Objective: To describe the HPV genotype distribution and to investigate the underlying secular trend in the relative contribution of HPV types 16-18 in invasive cervical cancer (ICC) over a period of 47 years (1958-2004) in South Korea.
Methods: Paraffin embedded ICC samples were obtained from historical archives of two hospitals in Korea. HPV detection and genotyping was performed by SPF10 PCR, DEIA and LiPA25 assays (version 1).

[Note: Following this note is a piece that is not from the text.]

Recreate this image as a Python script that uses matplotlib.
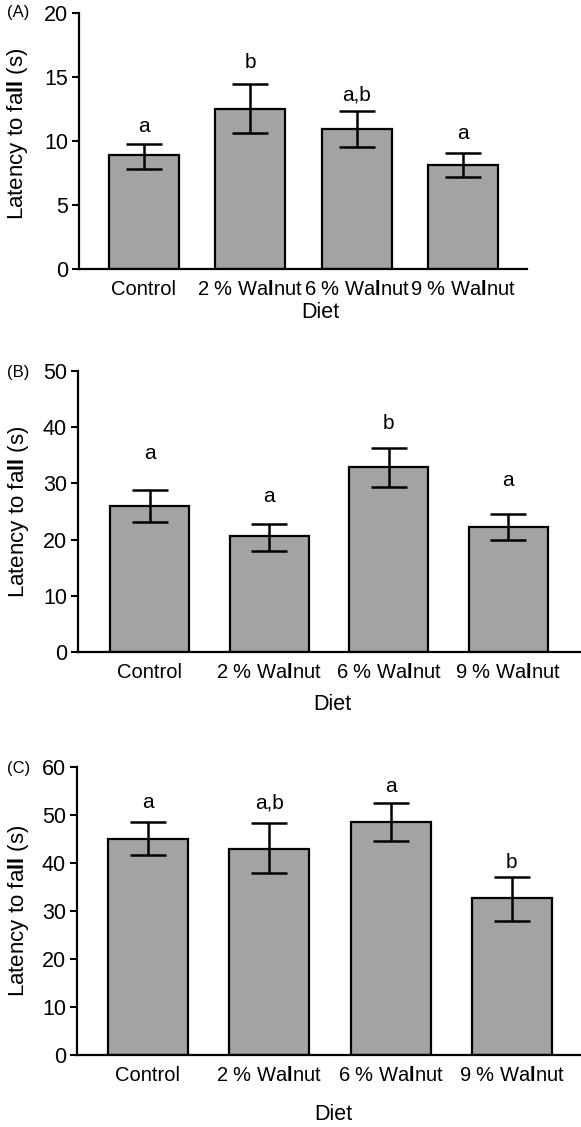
import numpy as np
import matplotlib
matplotlib.use("Agg")
import matplotlib.pyplot as plt

plt.rcParams["font.family"] = ["Liberation Sans", "DejaVu Sans"]
plt.rcParams["mathtext.fontset"] = "custom"
plt.rcParams["mathtext.rm"] = "Liberation Sans"
plt.rcParams["mathtext.bf"] = "Liberation Sans:bold"

# ---- data ----
diets = ["Control", "2 % Wa$\\mathbf{l}$nut", "6 % Wa$\\mathbf{l}$nut", "9 % Wa$\\mathbf{l}$nut"]

a_mean = [8.9, 12.5, 10.9, 8.15]
a_hi = [9.8, 14.45, 12.35, 9.1]
a_lo = [7.85, 10.6, 9.5, 7.2]
a_letters = ["a", "b", "a,b", "a"]
a_letter_y = [11.1, 16.1, 13.6, 10.6]

b_mean = [26.0, 20.6, 33.0, 22.2]
b_hi = [28.8, 22.8, 36.3, 24.6]
b_lo = [23.1, 17.9, 29.3, 20.0]
b_letters = ["a", "a", "b", "a"]
b_letter_y = [35.3, 27.7, 40.7, 30.5]

c_mean = [45.0, 42.9, 48.6, 32.8]
c_hi = [48.5, 48.3, 52.5, 37.1]
c_lo = [41.6, 37.9, 44.6, 28.0]
c_letters = ["a", "a,b", "a", "b"]
c_letter_y = [52.5, 52.5, 56.0, 40.0]

W, H = 581, 1127
fig = plt.figure(figsize=(W / 100, H / 100), dpi=100)

BAR = "#a3a3a3"
FS = 14.5

panels = [
    # (tag, mean, hi, lo, letters, letter_y, ymax, step, [l, r, top, bottom] px, xlim, tag y px, ylabel pos, diet x, diet pad)
    ("(A)", a_mean, a_hi, a_lo, a_letters, a_letter_y, 20, 5, (79, 527, 13, 269), (-0.61, 3.6), 13, (-0.109, 0.53), 320, 43),
    ("(B)", b_mean, b_hi, b_lo, b_letters, b_letter_y, 50, 10, (78, 581, 371, 652), (-0.6, 3.61), 372, (-0.093, 0.5), 332, 53),
    ("(C)", c_mean, c_hi, c_lo, c_letters, c_letter_y, 60, 10, (77, 581, 767, 1055), (-0.585, 3.57), 769, (-0.091, 0.5), 333, 60),
]

for tag, mean, hi, lo, letters, ly, ymax, step, box, xlim, tag_y, ylab, diet_x, dpad in panels:
    l, r, t, b = box
    ax = fig.add_axes([l / W, 1 - b / H, (r - l) / W, (b - t) / H])
    x = np.arange(len(mean))
    mean = np.array(mean)
    err = [mean - np.array(lo), np.array(hi) - mean]
    ax.bar(x, mean, width=0.66, color=BAR, edgecolor="black", linewidth=1.6, zorder=2)
    ax.errorbar(x, mean, yerr=err, fmt="none", ecolor="black", elinewidth=1.8,
                capsize=13, capthick=1.8, zorder=3)
    for xi, s, yy in zip(x, letters, ly):
        ax.text(xi, yy, s, ha="center", va="center", fontsize=FS + 0.5)

    ax.set_xlim(*xlim)
    ax.set_ylim(0, ymax)
    ax.set_yticks(np.arange(0, ymax + 1, step))
    ax.set_xticks(x)
    ax.set_xticklabels(diets, fontsize=FS)
    ax.tick_params(axis="x", length=0, pad=8)
    ax.tick_params(axis="y", length=5, width=1.5, labelsize=FS + 1, pad=3)
    for s in ["top", "right"]:
        ax.spines[s].set_visible(False)
    for s in ["left", "bottom"]:
        ax.spines[s].set_linewidth(1.6)

    ax.set_ylabel("Latency to fa$\\mathbf{ll}$ (s)", fontsize=FS + 1.5)
    ax.yaxis.set_label_coords(*ylab)
    fig.text(diet_x / W, 1 - (b + dpad) / H, "Diet", ha="center", va="center", fontsize=FS + 1)
    fig.text(7 / W, 1 - tag_y / H, tag, ha="left", va="center", fontsize=12)

fig.savefig("out.png", dpi=100)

Results: Of 874 ICC cases, 742 were considered suitable for HPV DNA testing after histological evaluation. Squamous cell carcinoma was the major histological type (93.0%). HPV was detected in 674 of the 742 specimens (90.8%). The five most common types identified as single types among HPV-positive cases were HPV16 (63.1%), HPV18 (8.5%), HPV33 (4.5%), HPV58 (3.9%) and HPV31 (3.0%). Multiple infections were detected in 5%. HPV16-18 together accounted for 72% of all HPV-positive cervical cancers with no statistically significant differences by time at diagnosis (adjusted model-p>0.05).
Conclusion: This present study confirmed the role of HPV infection as the main factor in cervical cancer in Korea. HPV16-18 accounted for more than 70% in cervical cancer and there was no statistically significant secular trend for the past 50 years.